1. Start thinking about what your child will need to get ready for life after school. Helpful resources include "Transition to Adulthood Timeline: Specifically for Nebraskans" on the Answers4Families site, "Opening Doors: A Transition Guide" and "Setting Goals ... Achieving Results" from the Nebraska Department of Education, and "It's All About Choice: Service Options for Individuals with Intellectual or Developmental Disabilities" from the Ready-Set-Go site.

2. Expect transition planning to be a part of your child's IEP by his or her sixteenth birthday if not before. Your child should be involved in IEP meetings at this point if at all possible, even if it's a brief appearance to talk about work or post-high-school educational goals. Unlike many other states, Nebraska does not transfer rights to the student at the age of majority (19 in Nebraska), so you will continue to be a member of your child's IEP team and an important part of the process.

3. Work with your child's IEP team and the school's transition coordinator to determine whether your student should graduate with his or her age peers or stay in school additional years or all the way until eligibility ends at age 22. Be sure to ask what sorts of work programs are available, what your child would be doing in the classroom with those extra years, and what your child's options will be after leaving school.

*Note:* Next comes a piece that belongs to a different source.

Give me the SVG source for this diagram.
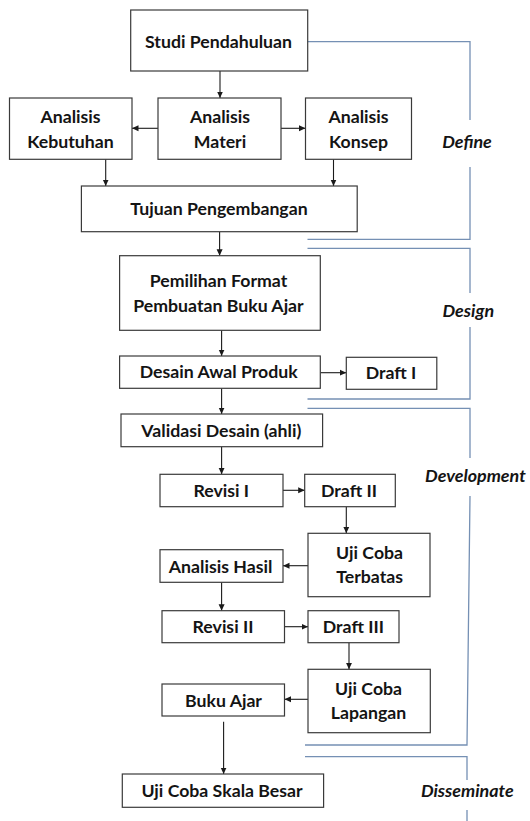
<svg xmlns="http://www.w3.org/2000/svg" width="530" height="821" viewBox="0 0 530 821">
  <style>
    .box { fill: #ffffff; stroke: #3a3a3a; stroke-width: 1.2; }
    .lbl { font-family: Lato, "Liberation Sans", sans-serif; font-weight: bold; font-size: 17.7px; fill: #141414; text-anchor: middle; }
    .phase { font-family: Lato, "Liberation Sans", sans-serif; font-weight: bold; font-style: italic; font-size: 17.9px; fill: #141414; text-anchor: middle; }
    .conn { fill: none; stroke: #1a1a1a; stroke-width: 1.1; marker-end: url(#arrow); }
    .bracket { fill: none; stroke: #7590b4; stroke-width: 1.3; }
  </style>
  <defs>
    <marker id="arrow" markerUnits="userSpaceOnUse" markerWidth="8" markerHeight="8" refX="6.5" refY="3.5" orient="auto">
      <path d="M0,0.5 L6.5,3.5 L0,6.5 z" fill="#1a1a1a"/>
    </marker>
  </defs>
  <rect width="530" height="821" fill="#ffffff"/>

  <!-- phase brackets -->
  <g id="phases">
    <path class="bracket" d="M307.5,41.7 H470 V120 M470,167 V239.3 H307.5"/>
    <text class="phase" x="467" y="148.3">Define</text>
    <path class="bracket" d="M307.5,248.3 H470 V293 M470,327 V399 H307.5"/>
    <text class="phase" x="468.3" y="317">Design</text>
    <path class="bracket" d="M307.5,408.3 H470 V458 M470,496 L467,745 H305"/>
    <text class="phase" x="425" y="481.7" style="text-anchor:start">Development</text>
    <path class="bracket" d="M305,756.7 H467 V780 M467,810 V821"/>
    <text class="phase" x="467.3" y="796.7">Disseminate</text>
  </g>

  <!-- connectors -->
  <g id="connectors">
    <path class="conn" d="M220,71 V98"/>
    <path class="conn" d="M158,128.3 H132"/>
    <path class="conn" d="M281,128.3 H305.5"/>
    <path class="conn" d="M105.7,159.3 V186"/>
    <path class="conn" d="M333.5,159.3 V186"/>
    <path class="conn" d="M219.6,231.7 V255.7"/>
    <path class="conn" d="M221.6,330.3 V356"/>
    <path class="conn" d="M320.3,372.7 H346.3"/>
    <path class="conn" d="M221.6,388.3 V414"/>
    <path class="conn" d="M221.6,446.7 V474.3"/>
    <path class="conn" d="M280,490.3 H304.7"/>
    <path class="conn" d="M346.3,506.7 V533.3"/>
    <path class="conn" d="M308,565.7 H283"/>
    <path class="conn" d="M221.6,582.3 V610.7"/>
    <path class="conn" d="M284.5,626.7 H308"/>
    <path class="conn" d="M349,642.7 V669.3"/>
    <path class="conn" d="M308,699.3 H284.5"/>
    <path class="conn" d="M223.6,721.7 V774"/>
  </g>

  <!-- nodes -->
  <g id="studi-pendahuluan">
    <rect class="box" x="130.7" y="10" width="177" height="61"/>
    <text class="lbl" x="218.5" y="47.7">Studi Pendahuluan</text>
  </g>
  <g id="analisis-kebutuhan">
    <rect class="box" x="9.5" y="98" width="122.5" height="61.3"/>
    <text class="lbl" x="70.5" y="123.3">Analisis</text>
    <text class="lbl" x="70.5" y="147.7">Kebutuhan</text>
  </g>
  <g id="analisis-materi">
    <rect class="box" x="158" y="98" width="123" height="61.3"/>
    <text class="lbl" x="220" y="123.3">Analisis</text>
    <text class="lbl" x="220" y="147.7">Materi</text>
  </g>
  <g id="analisis-konsep">
    <rect class="box" x="305.5" y="98" width="106" height="61.3"/>
    <text class="lbl" x="358.5" y="123.3">Analisis</text>
    <text class="lbl" x="358.5" y="147.7">Konsep</text>
  </g>
  <g id="tujuan-pengembangan">
    <rect class="box" x="81.4" y="186" width="275.8" height="45.7"/>
    <text class="lbl" x="219" y="215">Tujuan Pengembangan</text>
  </g>
  <g id="pemilihan-format">
    <rect class="box" x="119.6" y="255.7" width="200.7" height="74.6"/>
    <text class="lbl" x="218.5" y="287.3">Pemilihan Format</text>
    <text class="lbl" x="218.5" y="311.7">Pembuatan Buku Ajar</text>
  </g>
  <g id="desain-awal-produk">
    <rect class="box" x="119.6" y="356" width="200.7" height="32.3"/>
    <text class="lbl" x="218.7" y="378.3">Desain Awal Produk</text>
  </g>
  <g id="draft-1">
    <rect class="box" x="346.3" y="357.3" width="90.5" height="32"/>
    <text class="lbl" x="391" y="379">Draft I</text>
  </g>
  <g id="validasi-desain">
    <rect class="box" x="121" y="414" width="201.6" height="32.7"/>
    <text class="lbl" x="221.3" y="436.7">Validasi Desain (ahli)</text>
  </g>
  <g id="revisi-1">
    <rect class="box" x="160" y="474.3" width="123" height="32.4"/>
    <text class="lbl" x="221.3" y="496.7">Revisi I</text>
  </g>
  <g id="draft-2">
    <rect class="box" x="304.7" y="474.3" width="90.6" height="32.4"/>
    <text class="lbl" x="349" y="496.7">Draft II</text>
  </g>
  <g id="uji-coba-terbatas">
    <rect class="box" x="308" y="533.3" width="122" height="63.4"/>
    <text class="lbl" x="369.6" y="559">Uji Coba</text>
    <text class="lbl" x="369.6" y="583.3">Terbatas</text>
  </g>
  <g id="analisis-hasil">
    <rect class="box" x="160" y="549.7" width="123" height="32.6"/>
    <text class="lbl" x="220.6" y="572.7">Analisis Hasil</text>
  </g>
  <g id="revisi-2">
    <rect class="box" x="162" y="610.7" width="122.5" height="32"/>
    <text class="lbl" x="223" y="633.3">Revisi II</text>
  </g>
  <g id="draft-3">
    <rect class="box" x="308" y="610.7" width="91" height="32"/>
    <text class="lbl" x="353.4" y="633.3">Draft III</text>
  </g>
  <g id="uji-coba-lapangan">
    <rect class="box" x="308" y="669.3" width="122.3" height="63.4"/>
    <text class="lbl" x="368.6" y="695">Uji Coba</text>
    <text class="lbl" x="368.6" y="718.5">Lapangan</text>
  </g>
  <g id="buku-ajar">
    <rect class="box" x="162" y="684" width="122.5" height="32"/>
    <text class="lbl" x="223.5" y="706.7">Buku Ajar</text>
  </g>
  <g id="uji-coba-skala-besar">
    <rect class="box" x="122.3" y="774" width="201.3" height="33.3"/>
    <text class="lbl" x="222" y="796.7">Uji Coba Skala Besar</text>
  </g>
</svg>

4. Investigate state organizations that can help your child transition to work and independent living when school is over. These may include the Department of Health and Human Services, Nebraska Department of Education Vocational Rehabilitation, and the Nebraska Client Assistance Program.

5. Contact PTI Nebraska, a parent advocacy organization that offers support and services for families of children with special needs, for advice on helping your child through this transition. The Ready-Set-Go site also has a number of resources for students with intellectual and developmental disabilities and their parents to get you thinking constructively about your young person's future.